Charge 2, refused to defendant, is as follows: “The humane provision of the law is, that there should not be a conviction upon the evidence, unless to a moral certainty it excludes every other reasonable hypothesis than that of the guilt of the accused. No matter how strong may be the facts, if they can be reconciled with the theory that some other person may have done the act, then the guilt of the accused is not shown by that full measure of proof which the law requires.”

R. B. Patton, of Athens, for appellant.

A party cannot impeach his own witness. Blackmon v. Cent. of Ga., 185 Ala. 635, 64 So. 592; Childers v. Holmes, 207 Ala. 382,92 So. 615; Consford v. State, 15 Ala. App. 627,74 So. 740. Evidence which raises merely a surmise or suspicion of guilt is insufficient. Gay v. State, 19 Ala.

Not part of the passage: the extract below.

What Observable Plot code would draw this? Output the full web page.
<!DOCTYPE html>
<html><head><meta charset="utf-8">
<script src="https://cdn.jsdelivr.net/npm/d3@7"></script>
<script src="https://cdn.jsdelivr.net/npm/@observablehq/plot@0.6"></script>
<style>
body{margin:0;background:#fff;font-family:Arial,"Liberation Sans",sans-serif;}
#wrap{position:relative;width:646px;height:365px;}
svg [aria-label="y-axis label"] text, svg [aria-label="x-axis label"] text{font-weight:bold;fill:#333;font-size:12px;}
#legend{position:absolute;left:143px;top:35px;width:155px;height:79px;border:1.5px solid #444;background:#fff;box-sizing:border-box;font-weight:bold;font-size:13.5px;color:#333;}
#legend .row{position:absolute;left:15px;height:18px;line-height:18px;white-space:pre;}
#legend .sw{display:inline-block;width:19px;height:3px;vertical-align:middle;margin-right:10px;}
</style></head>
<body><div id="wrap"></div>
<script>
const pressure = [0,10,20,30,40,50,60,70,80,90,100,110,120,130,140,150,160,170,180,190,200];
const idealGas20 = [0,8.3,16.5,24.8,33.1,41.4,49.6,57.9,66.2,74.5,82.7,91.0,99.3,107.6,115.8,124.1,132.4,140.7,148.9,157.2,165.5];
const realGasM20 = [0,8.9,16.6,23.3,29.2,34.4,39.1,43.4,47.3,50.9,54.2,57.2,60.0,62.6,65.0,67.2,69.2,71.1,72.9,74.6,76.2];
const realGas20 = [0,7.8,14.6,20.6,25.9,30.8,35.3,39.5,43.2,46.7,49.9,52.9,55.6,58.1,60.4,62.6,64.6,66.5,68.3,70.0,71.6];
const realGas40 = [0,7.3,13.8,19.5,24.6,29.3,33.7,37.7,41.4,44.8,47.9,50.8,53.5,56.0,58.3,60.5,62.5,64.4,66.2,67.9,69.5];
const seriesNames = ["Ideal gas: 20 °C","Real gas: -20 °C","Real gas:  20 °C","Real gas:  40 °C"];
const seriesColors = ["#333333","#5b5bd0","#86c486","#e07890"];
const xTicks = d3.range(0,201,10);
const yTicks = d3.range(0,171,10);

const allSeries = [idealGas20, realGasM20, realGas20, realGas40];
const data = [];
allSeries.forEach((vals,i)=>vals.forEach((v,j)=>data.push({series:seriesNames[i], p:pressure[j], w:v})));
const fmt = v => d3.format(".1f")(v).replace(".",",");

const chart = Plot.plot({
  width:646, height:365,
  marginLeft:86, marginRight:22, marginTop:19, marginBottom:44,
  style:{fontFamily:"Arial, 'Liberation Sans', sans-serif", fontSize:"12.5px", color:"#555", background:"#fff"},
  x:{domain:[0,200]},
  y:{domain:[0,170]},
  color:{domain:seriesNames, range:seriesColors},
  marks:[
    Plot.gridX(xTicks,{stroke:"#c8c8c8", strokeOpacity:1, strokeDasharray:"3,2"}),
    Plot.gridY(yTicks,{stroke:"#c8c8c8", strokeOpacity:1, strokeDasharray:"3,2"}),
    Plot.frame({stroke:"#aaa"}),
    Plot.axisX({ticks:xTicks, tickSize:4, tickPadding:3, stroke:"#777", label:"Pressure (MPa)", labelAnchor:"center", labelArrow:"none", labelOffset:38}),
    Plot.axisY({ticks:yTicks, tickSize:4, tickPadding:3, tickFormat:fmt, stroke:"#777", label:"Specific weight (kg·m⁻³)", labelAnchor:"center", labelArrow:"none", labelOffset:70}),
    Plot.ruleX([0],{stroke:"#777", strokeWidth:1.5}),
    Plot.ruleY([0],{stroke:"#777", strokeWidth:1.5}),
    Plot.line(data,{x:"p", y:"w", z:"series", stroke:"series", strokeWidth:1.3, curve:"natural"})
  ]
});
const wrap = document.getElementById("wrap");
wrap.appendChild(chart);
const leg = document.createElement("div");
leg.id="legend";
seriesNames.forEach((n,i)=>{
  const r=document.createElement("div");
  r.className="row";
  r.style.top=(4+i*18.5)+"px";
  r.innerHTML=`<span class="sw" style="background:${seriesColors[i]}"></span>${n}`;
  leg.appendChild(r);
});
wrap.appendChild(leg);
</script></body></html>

App. 238,96 So. 646. It is permissible to show that another, and not defendant, committed the crime. Glass v. State, 19 Ala. App. 530,98 So. 702; Tatum v. State, 20 Ala. App. 24, 100 So. 569. Defendant’s challenge of jurors should have been allowed. Cline v. State,20 Ala. App. 578, 104 So. 347.

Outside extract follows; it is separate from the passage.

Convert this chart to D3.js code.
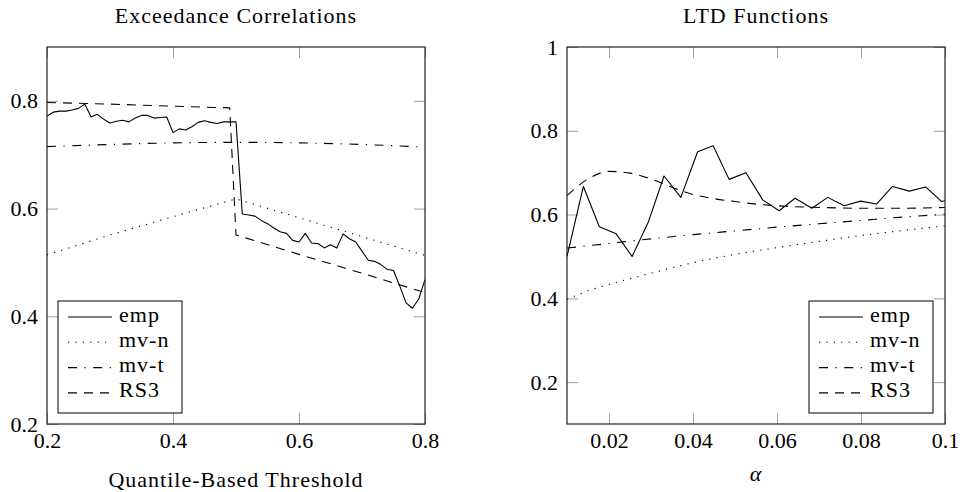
<!DOCTYPE html>
<html>
<head>
<meta charset="utf-8">
<script src="https://cdn.jsdelivr.net/npm/d3@7"></script>
</head>
<body style="margin:0">
<script>
// left panel: exceedance correlations
var thrEmp = [0.20,0.21,0.22,0.23,0.24,0.25,0.26,0.27,0.28,0.29,
  0.30,0.31,0.32,0.33,0.34,0.35,0.36,0.37,0.38,0.39,
  0.40,0.41,0.42,0.43,0.44,0.45,0.46,0.47,0.48,0.49,
  0.50,0.51,0.52,0.53,0.54,0.55,0.56,0.57,0.58,0.59,
  0.60,0.61,0.62,0.63,0.64,0.65,0.66,0.67,0.68,0.69,
  0.70,0.71,0.72,0.73,0.74,0.75,0.76,0.77,0.78,0.79,0.80];
var excEmp = [0.772,0.779,0.781,0.781,0.783,0.786,0.794,0.770,0.775,0.766,
  0.759,0.762,0.764,0.761,0.768,0.773,0.773,0.768,0.769,0.770,
  0.741,0.748,0.746,0.752,0.760,0.763,0.760,0.758,0.761,0.761,
  0.761,0.590,0.588,0.586,0.578,0.572,0.564,0.557,0.554,0.541,
  0.538,0.554,0.536,0.535,0.527,0.533,0.527,0.553,0.544,0.538,
  0.521,0.504,0.502,0.496,0.487,0.485,0.456,0.425,0.415,0.432,0.468];
var thrModel = [0.2,0.3,0.4,0.5,0.6,0.7,0.8];
var excMvn = [0.514,0.551,0.585,0.618,0.583,0.548,0.513];
var excMvt = [0.715,0.719,0.722,0.723,0.722,0.719,0.714];
var thrRs3 = [0.2,0.3,0.4,0.49,0.5,0.6,0.7,0.8];
var excRs3 = [0.797,0.794,0.790,0.787,0.551,0.515,0.480,0.444];

// right panel: LTD functions
var alphaEmp = [0.0100,0.0139,0.0177,0.0217,0.0255,0.0294,0.0331,0.0371,0.0411,0.0448,
  0.0486,0.0526,0.0566,0.0605,0.0643,0.0683,0.0721,0.0760,0.0799,0.0837,
  0.0875,0.0915,0.0954,0.0992,0.1000];
var ltdEmp = [0.500,0.667,0.571,0.554,0.500,0.583,0.692,0.641,0.750,0.764,
  0.684,0.700,0.635,0.609,0.639,0.615,0.641,0.621,0.632,0.625,
  0.667,0.656,0.666,0.631,0.633];
var alphaMvn = [0.01,0.015,0.02,0.025,0.03,0.04,0.05,0.06,0.07,0.08,0.09,0.1];
var ltdMvn = [0.397,0.418,0.433,0.447,0.460,0.485,0.505,0.521,0.536,0.550,0.562,0.573];
var alphaMvt = [0.01,0.02,0.03,0.04,0.05,0.06,0.07,0.08,0.09,0.1];
var ltdMvt = [0.520,0.531,0.542,0.552,0.561,0.570,0.578,0.586,0.594,0.601];
var alphaRs3 = [0.010,0.015,0.020,0.025,0.030,0.035,0.040,0.045,0.050,0.055,0.060,0.070,0.080,0.090,0.100];
var ltdRs3 = [0.645,0.685,0.703,0.699,0.685,0.665,0.648,0.638,0.631,0.625,0.621,0.617,0.615,0.615,0.617];

var seriesNames = ["emp", "mv-n", "mv-t", "RS3"];
var excTicksX = [0.2, 0.4, 0.6, 0.8];
var excTicksY = [0.2, 0.4, 0.6, 0.8];
var ltdTicksX = [0.02, 0.04, 0.06, 0.08, 0.1];
var ltdTicksY = [0.2, 0.4, 0.6, 0.8, 1];

var dashes = {"emp": null, "mv-n": "1.2,6.2", "mv-t": "9,7.5,1.2,7.5", "RS3": "9,7"};
var fontFam = "'Liberation Serif', monospace";

var svg = d3.select("body")
  .append("svg")
  .attr("width", 960)
  .attr("height", 492);

function zip(xs, ys) {
  return xs.map(function(x, i){ return [x, ys[i]]; });
}

function fmt(d) { return String(+d.toFixed(2)); }

function label(sel, txt) {
  return sel.append("text")
    .style("font-family", fontFam)
    .style("font-size", "22px")
    .style("letter-spacing", "1px")
    .text(txt);
}

function drawPanel(opt) {
  var w = opt.width, h = opt.height;
  var g = svg.append("g")
    .attr("transform", "translate(" + opt.left + "," + opt.top + ")");

  var x = d3.scaleLinear().domain(opt.xDomain).range([0, w]);
  var y = d3.scaleLinear().domain(opt.yDomain).range([h, 0]);

  // ticks point inward on all four sides, labels only bottom / left
  g.append("g").attr("transform", "translate(0," + h + ")")
    .call(d3.axisBottom(x).tickValues(opt.xTicks).tickSize(-11).tickPadding(8).tickFormat(fmt));
  g.append("g")
    .call(d3.axisTop(x).tickValues(opt.xTicks).tickSize(-11).tickFormat(""));
  g.append("g")
    .call(d3.axisLeft(y).tickValues(opt.yTicks).tickSize(-11).tickPadding(9).tickFormat(fmt));
  g.append("g").attr("transform", "translate(" + w + ",0)")
    .call(d3.axisRight(y).tickValues(opt.yTicks).tickSize(-11).tickFormat(""));
  g.selectAll(".domain").remove();
  g.selectAll(".tick line").attr("stroke", "#a0a0a0");
  g.selectAll(".tick text")
    .style("font-family", fontFam)
    .style("font-size", "22px")
    .attr("fill", "#000");

  var line = d3.line()
    .x(function(d){ return x(d[0]); })
    .y(function(d){ return y(d[1]); });

  opt.series.forEach(function(s){
    g.append("path")
      .datum(s.data)
      .attr("fill", "none")
      .attr("stroke", "#000")
      .attr("stroke-width", 1.1)
      .attr("stroke-linejoin", "round")
      .attr("stroke-dasharray", dashes[s.name])
      .attr("d", line.curve(s.smooth ? d3.curveMonotoneX : d3.curveLinear));
  });

  g.append("rect")
    .attr("width", w).attr("height", h)
    .attr("fill", "none")
    .attr("stroke", "#222")
    .attr("stroke-width", 1.2);

  label(g, opt.title)
    .attr("x", w / 2).attr("y", -24)
    .attr("text-anchor", "middle");

  var xl = label(g, opt.xLabel)
    .attr("x", w / 2).attr("y", h + opt.xLabelDy)
    .attr("text-anchor", "middle");
  if (opt.xLabelItalic) xl.style("font-style", "italic");

  // legend
  var lg = g.append("g").attr("transform", "translate(" + opt.legendX + "," + opt.legendY + ")");
  lg.append("rect")
    .attr("width", 124).attr("height", 112)
    .attr("fill", "#fff")
    .attr("stroke", "#000")
    .attr("stroke-width", 1);
  seriesNames.forEach(function(name, i){
    var ly = 16 + i * 25.3;
    lg.append("line")
      .attr("x1", 10).attr("x2", 54)
      .attr("y1", ly).attr("y2", ly)
      .attr("stroke", "#000")
      .attr("stroke-width", 1.1)
      .attr("stroke-dasharray", dashes[name]);
    label(lg, name).attr("x", 61).attr("y", ly + 4.5);
  });
}

drawPanel({
  left: 47, top: 47, width: 378, height: 377,
  xDomain: [0.2, 0.8], yDomain: [0.2, 0.9],
  xTicks: excTicksX, yTicks: excTicksY,
  title: "Exceedance Correlations",
  xLabel: "Quantile-Based Threshold", xLabelDy: 63,
  legendX: 11, legendY: 254,
  series: [
    {name: "emp", data: zip(thrEmp, excEmp)},
    {name: "mv-n", data: zip(thrModel, excMvn)},
    {name: "mv-t", data: zip(thrModel, excMvt), smooth: true},
    {name: "RS3", data: zip(thrRs3, excRs3)}
  ]
});

drawPanel({
  left: 567, top: 47, width: 378, height: 377,
  xDomain: [0.01, 0.1], yDomain: [0.1, 1],
  xTicks: ltdTicksX, yTicks: ltdTicksY,
  title: "LTD Functions",
  xLabel: "α", xLabelDy: 57, xLabelItalic: true,
  legendX: 242, legendY: 254,
  series: [
    {name: "emp", data: zip(alphaEmp, ltdEmp)},
    {name: "mv-n", data: zip(alphaMvn, ltdMvn), smooth: true},
    {name: "mv-t", data: zip(alphaMvt, ltdMvt), smooth: true},
    {name: "RS3", data: zip(alphaRs3, ltdRs3), smooth: true}
  ]
});
</script>
</body>
</html>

Charlie C. McCall, Atty. Gen., for the State.

Brief of counsel did not reach the Reporter.


The evidence adduced upon this trial, without conflict or dispute, established the corpus delicti. The evidence also tended to show the guilty participation by the defendant as to the offense charged in the indictment. Appellant relies upon several adverse rulings of the court to effect a reversal of the judgment appealed from.

Jurors Pugh and Cox stated affirmatively that they had no fixed opinion as to the guilt or innocence of the defendant which would bias their verdict. It nowhere appeared otherwise; therefore the court properly declined to permit the defendant to challenge these jurors for cause. The exceptions here reserved are without merit.

It does not appear from the record, as insisted by appellant, that the state undertook to impeach its witness Fletcher Owens. There was other evidence relied upon by the state to secure a conviction, and the charge requested by the state as to the evidence of said witness was proper as stating a correct principle of law, and the fact that said charge referred to the state’s witness does not make it otherwise. The charge, when given, became a part of the law in the case and there was no error in giving said charge.

The offense here charged against appellant was susceptible of a joint commission by two or more parties; therefore the refusal of charge 2, requested by defendant, was proper. The substance of this and other charges refused to appellant was fairly and substantially covered by the oral charge and the special charges given at request of defendant.

There was no reversible error upon the trial of this case in the court below. The record proper is regular, and the judgment of conviction appealed from is affirmed.